Le projet national tunisien a pris donc naissance avec l’édification de l’Etat, la naissance de la République et l’existence d’une Constituante, et surtout un projet moderniste qui libère les forces vives, notamment les femmes et éduque les nouvelles générations par un enseignement obligatoire et gratuit.
L’unité nationale qu’on recherche actuellement, après presque soixante-dix ans d’indépendance, est basée essentiellement sur la souveraineté et le caractère social de l’Etat. Toute œuvre de développement conçue ou établie doit reposer sur ces deux piliers. Tout le reste doit obéir à ces deux principes, qu’on peut résumer par deux slogans : souveraineté et solidarité.
Rappelons pour exemple que la nation française est basée sur trois principes – Liberté, Egalité, Fraternité. Les principes de notre première République tracés sur l’emblème sont Liberté, Ordre et Justice. La souveraineté est la synthèse de la liberté au sens anticolonial de l’époque et non au sens démocratique et de l’ordre qui ne signifie que l’Etat de droit. L’Etat de droit ne peut chez nous qu’être un Etat social où les droits sociaux priment sur les droits individuels.

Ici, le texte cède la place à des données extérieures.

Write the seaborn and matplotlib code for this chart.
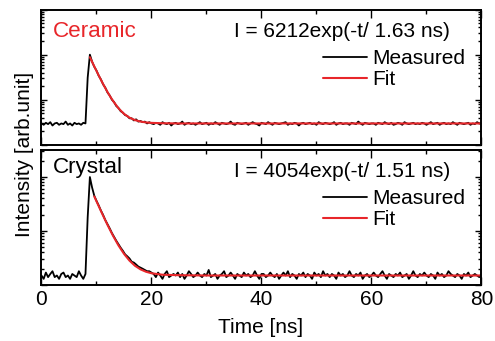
import matplotlib
matplotlib.use("Agg")
import matplotlib.pyplot as plt
import numpy as np
import pandas as pd
import seaborn as sns
from matplotlib.ticker import LogLocator, MultipleLocator, NullFormatter


RED = "#e8262a"
FONT_SIZE = 15

# Time axis of the detector: one sample every 0.4 ns from 0 to 80 ns
SAMPLE_STEP_NS = 0.4
TIME_NS = np.round(np.arange(0, 201) * SAMPLE_STEP_NS, 1)

CERAMIC_MEASURED = [
    30, 28, 31, 29, 32, 27, 30, 31, 28, 30, 29, 33, 28, 30, 27, 31, 29, 30, 28, 31, 30,
    310, 1000,
    700, 540, 445, 342, 284, 221, 186, 146, 125, 101, 89, 73, 66, 56, 52, 46,
    44, 39, 39, 35, 37, 33, 34, 32, 33, 30, 32, 30,
    29, 31, 30, 28, 32, 30, 29, 31, 27, 30,
    31, 29, 30, 33, 28, 30, 31, 29, 30, 28,
    30, 32, 29, 30, 31, 28, 30, 29, 32, 30,
    28, 31, 30, 29, 30, 33, 29, 28, 31, 30,
    29, 30, 31, 28, 30, 32, 30, 29, 27, 31,
    30, 29, 32, 30, 28, 31, 30, 29, 30, 31,
    32, 28, 30, 29, 31, 30, 27, 30, 31, 29,
    30, 31, 29, 30, 28, 32, 30, 29, 31, 30,
    29, 30, 32, 28, 30, 31, 29, 30, 30, 28,
    31, 30, 29, 33, 30, 28, 31, 30, 29, 30,
    30, 28, 31, 30, 29, 32, 30, 29, 31, 28,
    29, 31, 30, 28, 32, 30, 29, 30, 31, 29,
    30, 29, 31, 30, 28, 30, 32, 29, 30, 31,
    28, 30, 31, 29, 30, 29, 32, 30, 28, 31,
    30, 29, 30, 31, 28, 30, 29, 32, 30, 30,
]

CRYSTAL_MEASURED = [
    15, 13, 17, 14, 16, 18, 14, 15, 13, 16, 17, 14, 15, 13, 16, 15, 14, 18, 15, 13, 16,
    180, 1000,
    640, 450, 362, 298, 240, 199, 160, 134, 112, 92, 78, 66, 57, 49, 43, 37,
    34, 31, 27, 26, 24, 22, 21, 20, 19, 18, 18, 17,
    16, 14, 17, 15, 13, 16, 18, 14, 15, 16,
    15, 17, 14, 16, 13, 15, 18, 16, 14, 15,
    17, 15, 14, 16, 15, 19, 14, 15, 16, 13,
    15, 16, 18, 14, 15, 17, 15, 13, 16, 15,
    14, 17, 15, 16, 14, 15, 18, 15, 13, 16,
    16, 14, 15, 17, 15, 14, 16, 13, 15, 17,
    15, 18, 14, 16, 15, 13, 16, 15, 17, 14,
    16, 15, 13, 17, 15, 16, 14, 18, 15, 16,
    14, 16, 15, 13, 17, 15, 16, 14, 15, 18,
    15, 14, 16, 15, 17, 13, 15, 16, 14, 15,
    17, 15, 14, 16, 18, 15, 13, 16, 15, 14,
    16, 15, 17, 14, 15, 16, 13, 15, 18, 15,
    14, 16, 15, 17, 15, 14, 16, 15, 13, 17,
    15, 16, 14, 15, 18, 16, 15, 14, 16, 15,
    13, 16, 15, 17, 14, 15, 16, 15, 14, 16,
]

# Fitted curves
CERAMIC_FIT_TIME = [8.8, 9.0, 9.5, 10, 10.5, 11, 11.5, 12, 12.5, 13, 14, 15, 16, 17,
                    18, 19, 20, 22, 25, 30, 40, 50, 60, 70, 80]
CERAMIC_FIT = [880, 782, 583, 437, 329, 250, 192, 149, 118, 95, 65, 49, 40.3, 35.6,
               33, 31.6, 30.9, 30.3, 30, 30, 30, 30, 30, 30, 30]

CRYSTAL_FIT_TIME = [9.6, 10, 10.5, 11, 11.5, 12, 12.5, 13, 14, 15, 16, 17, 18, 19,
                    20, 22, 25, 30, 40, 50, 60, 70, 80]
CRYSTAL_FIT = [437, 355, 275, 213, 166, 130, 103, 82, 54, 37.8, 28.3, 22.7, 19.5,
               17.6, 16.5, 15.5, 15.2, 15, 15, 15, 15, 15, 15]

PANELS = [
    {"name": "Ceramic", "color": RED, "measured": CERAMIC_MEASURED,
     "fit_t": CERAMIC_FIT_TIME, "fit": CERAMIC_FIT,
     "equation": "I = 6212exp(-t/ 1.63 ns)", "ylim": (10, 1e4), "name_y": 0.80},
    {"name": "Crystal", "color": "black", "measured": CRYSTAL_MEASURED,
     "fit_t": CRYSTAL_FIT_TIME, "fit": CRYSTAL_FIT,
     "equation": "I = 4054exp(-t/ 1.51 ns)", "ylim": (10, 10 ** 3.5), "name_y": 0.827},
]


def style_axis(ax, ylim, show_xlabels):
    ax.set_yscale("log")
    ax.set_xlim(0, 80)
    ax.set_ylim(*ylim)
    ax.xaxis.set_major_locator(MultipleLocator(20))
    ax.xaxis.set_minor_locator(MultipleLocator(10))
    ax.yaxis.set_major_locator(LogLocator(base=10))
    ax.yaxis.set_minor_locator(LogLocator(base=10, subs=np.arange(2, 10)))
    ax.yaxis.set_major_formatter(NullFormatter())
    ax.yaxis.set_minor_formatter(NullFormatter())
    ax.tick_params(which="both", direction="in", top=True, right=True, width=1,
                   color="black")
    ax.tick_params(axis="x", which="major", length=5.5, pad=3.5, labelsize=FONT_SIZE,
                   labelcolor="black")
    ax.tick_params(axis="x", which="minor", length=3)
    ax.tick_params(axis="y", which="major", length=4)
    ax.tick_params(axis="y", which="minor", length=2.5)
    if not show_xlabels:
        ax.tick_params(axis="x", labelbottom=False)
    for spine in ax.spines.values():
        spine.set_linewidth(1.4)
        spine.set_color("black")
        spine.set_visible(True)
    ax.set_xlabel("")
    ax.set_ylabel("")


def draw_panel(ax, panel, show_xlabels):
    measured = pd.DataFrame({"time": TIME_NS, "intensity": panel["measured"]})
    fit = pd.DataFrame({"time": panel["fit_t"], "intensity": panel["fit"]})
    sns.lineplot(data=measured, x="time", y="intensity", color="black",
                 linewidth=1.3, label="Measured", ax=ax)
    sns.lineplot(data=fit, x="time", y="intensity", color=RED,
                 linewidth=1.5, label="Fit", ax=ax)
    style_axis(ax, panel["ylim"], show_xlabels)

    ax.text(0.026, panel["name_y"], panel["name"], color=panel["color"],
            fontsize=16.2, transform=ax.transAxes, va="baseline")
    ax.text(0.928, 0.80, panel["equation"], fontsize=FONT_SIZE, color="black",
            transform=ax.transAxes, ha="right", va="baseline")
    leg = ax.legend(loc="upper left", bbox_to_anchor=(0.64, 0.71), frameon=False,
                    fontsize=FONT_SIZE, handlelength=2.1, handletextpad=0.25,
                    labelspacing=0.1, borderpad=0, borderaxespad=0)
    for text in leg.get_texts():
        text.set_color("black")


def main():
    sns.set_style("ticks")
    plt.rcParams["font.family"] = ["Liberation Sans", "DejaVu Sans"]
    plt.rcParams["text.color"] = "black"

    fig = plt.figure(figsize=(4.95, 3.41), dpi=100)
    ax_top = fig.add_axes([0.0838, 0.5748, 0.8889, 0.3973])
    ax_bottom = fig.add_axes([0.0838, 0.1642, 0.8889, 0.3959])

    draw_panel(ax_top, PANELS[0], show_xlabels=False)
    draw_panel(ax_bottom, PANELS[1], show_xlabels=True)

    fig.text(0.527, 0.0235, "Time [ns]", fontsize=FONT_SIZE, ha="center", va="baseline")
    fig.text(0.05, 0.548, "Intensity [arb.unit]", fontsize=FONT_SIZE,
             rotation=90, ha="center", va="center")

    fig.savefig("out.png", dpi=100)
    plt.close(fig)


if __name__ == "__main__":
    main()
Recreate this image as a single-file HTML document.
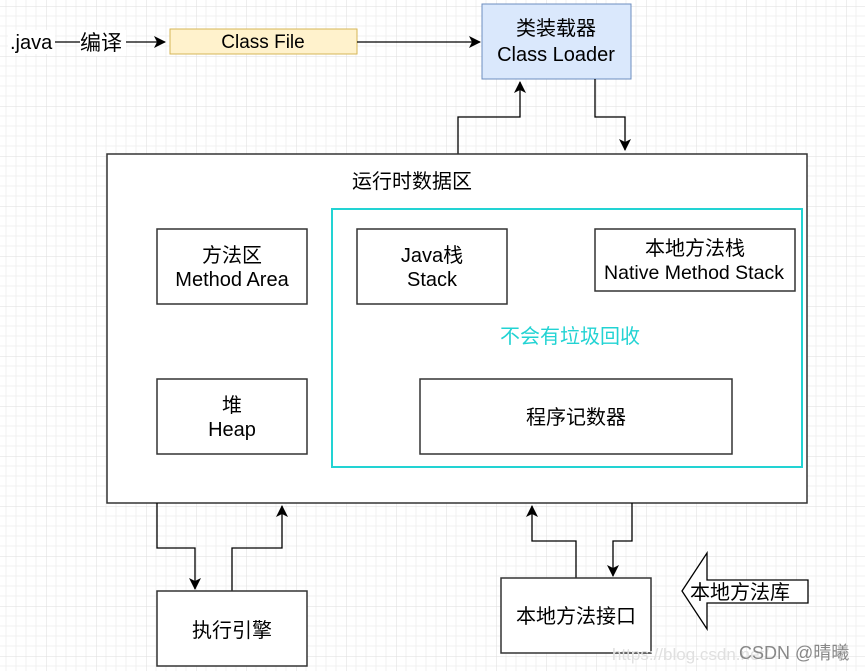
<!DOCTYPE html>
<html><head><meta charset="utf-8"><style>
body{margin:0;width:865px;height:671px;overflow:hidden;background:#fff}
svg{display:block}
text{font-family:"Liberation Sans","Noto Sans CJK SC",sans-serif;fill:#000}
</style></head><body>
<svg width="865" height="671" viewBox="0 0 865 671" xmlns="http://www.w3.org/2000/svg">
<defs>
<pattern id="g" x="-4" y="6" width="50" height="50" patternUnits="userSpaceOnUse">
<path d="M10 0V50M20 0V50M30 0V50M40 0V50M0 10H50M0 20H50M0 30H50M0 40H50" stroke="#f0f0f0" stroke-width="1" fill="none"/>
<path d="M0 0V50M0 0H50" stroke="#dedede" stroke-width="1" fill="none"/>
</pattern>
<marker id="a" markerWidth="12" markerHeight="12" refX="11" refY="6" orient="auto" markerUnits="userSpaceOnUse"><path d="M0 0L12 6L0 12L3 6Z" fill="#000"/></marker>
</defs>
<rect width="865" height="671" fill="url(#g)"/>
<line x1="55" y1="42" x2="165" y2="42" stroke="#000" stroke-width="1.3" marker-end="url(#a)"/>
<rect x="8" y="30" width="47" height="24" fill="#fff"/>
<text x="10" y="49" font-size="20">.java</text>
<rect x="80" y="30" width="46" height="26" fill="#fff"/>
<text x="80" y="50" font-size="21">编译</text>
<rect x="170" y="29" width="187" height="25" fill="#fff2cc" stroke="#d6b656"/>
<text x="263" y="48" font-size="19" text-anchor="middle">Class File</text>
<line x1="357" y1="42" x2="480" y2="42" stroke="#000" stroke-width="1.3" marker-end="url(#a)"/>
<rect x="482" y="4" width="149" height="75" fill="#dae8fc" stroke="#6c8ebf"/>
<text x="556" y="35" font-size="20" text-anchor="middle">类装载器</text>
<text x="556" y="61" font-size="20" text-anchor="middle">Class Loader</text>
<path d="M458 154V117H520V82" fill="none" stroke="#000" stroke-width="1.3" marker-end="url(#a)"/>
<path d="M595 79V117H625V150" fill="none" stroke="#000" stroke-width="1.3" marker-end="url(#a)"/>
<rect x="107" y="154" width="700" height="349" fill="#fff" stroke="#333" stroke-width="1.5"/>
<text x="412" y="188" font-size="20" text-anchor="middle">运行时数据区</text>
<rect x="332" y="209" width="470" height="258" fill="none" stroke="#22d3d3" stroke-width="2"/>
<rect x="157" y="229" width="150" height="75" fill="#fff" stroke="#333" stroke-width="1.5"/>
<text x="232" y="262" font-size="20" text-anchor="middle">方法区</text>
<text x="232" y="286" font-size="20" text-anchor="middle">Method Area</text>
<rect x="357" y="229" width="150" height="75" fill="#fff" stroke="#333" stroke-width="1.5"/>
<text x="432" y="262" font-size="20" text-anchor="middle">Java栈</text>
<text x="432" y="286" font-size="20" text-anchor="middle">Stack</text>
<rect x="595" y="229" width="200" height="62" fill="#fff" stroke="#333" stroke-width="1.5"/>
<text x="695" y="255" font-size="20" text-anchor="middle">本地方法栈</text>
<text x="694" y="279" font-size="19.5" text-anchor="middle">Native Method Stack</text>
<text x="570" y="343" font-size="20" text-anchor="middle" style="fill:#22d3d3">不会有垃圾回收</text>
<rect x="157" y="379" width="150" height="75" fill="#fff" stroke="#333" stroke-width="1.5"/>
<text x="232" y="412" font-size="20" text-anchor="middle">堆</text>
<text x="232" y="436" font-size="20" text-anchor="middle">Heap</text>
<rect x="420" y="379" width="312" height="75" fill="#fff" stroke="#333" stroke-width="1.5"/>
<text x="576" y="424" font-size="20" text-anchor="middle">程序记数器</text>
<path d="M157 503V548H195V589" fill="none" stroke="#000" stroke-width="1.3" marker-end="url(#a)"/>
<path d="M232 591V548H282V506" fill="none" stroke="#000" stroke-width="1.3" marker-end="url(#a)"/>
<rect x="157" y="591" width="150" height="75" fill="#fff" stroke="#333" stroke-width="1.5"/>
<text x="232" y="637" font-size="20" text-anchor="middle">执行引擎</text>
<path d="M576 578V541H532V506" fill="none" stroke="#000" stroke-width="1.3" marker-end="url(#a)"/>
<path d="M632 503V541H613V576" fill="none" stroke="#000" stroke-width="1.3" marker-end="url(#a)"/>
<rect x="501" y="578" width="150" height="75" fill="#fff" stroke="#333" stroke-width="1.5"/>
<text x="576" y="623" font-size="20" text-anchor="middle">本地方法接口</text>
<path d="M682 591L707 553V580H808V603H707V629Z" fill="#fff" stroke="#000" stroke-width="1.3"/>
<text x="690" y="599" font-size="20">本地方法库</text>
<text x="612" y="660" font-size="17" style="fill:#e0e0e0">https://blog.csdn.net/</text>
<text x="739" y="659" font-size="18" style="fill:#888">CSDN @晴曦</text>
</svg>
</body></html>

Un débat sur l’unité nationale qui ne répond pas aux deux questions cruciales – « Comment rétablir notre souveraineté et comment renouer avec l’Etat social » – ne peut que nous emmener à un échec.
La question démocratique est subordonnée à ces deux principes fondateurs. Toute tentative d’instaurer une démocratie et un multipartisme effectif qui ne respecte pas ces deux principes est vouée à l’échec. C’est ce qui s’est passé depuis 2011, et nous avons échoué et à installer une démocratie durable avec une alternance au pouvoir, et à garantir la pérennité d’un Etat social, qui existait pourtant jusqu’en 2011.
Un débat sur l’unité nationale qui ne répond pas aux deux questions cruciales – « Comment rétablir notre souveraineté et comment renouer avec l’Etat social » – ne peut que nous emmener à un échec.
Bien évidemment, la démocratie, les libertés collectives et individuelles ne peuvent être abordées sereinement qu’en garantissant notre souveraineté, et en empêchant toute intrusion de forces étrangères dans notre processus d’évolution vers une démocratie solide et pérenne.
En aucun cas l’unité nationale ne peut être le fruit d’alliances douteuses entre forces qui ne reconnaissent pas la primauté du principe de souveraineté. Ceux qui comptent sur des forces étrangères pour les installer « démocratiquement » au pouvoir se trompent de pays, et l’histoire récente nous l’a démontré. Ceux qui ne croient pas à l’Etat social se trompent aussi. Notre Etat doit être et social et souverain, et ensuite démocratique. Le reste c’est du détail.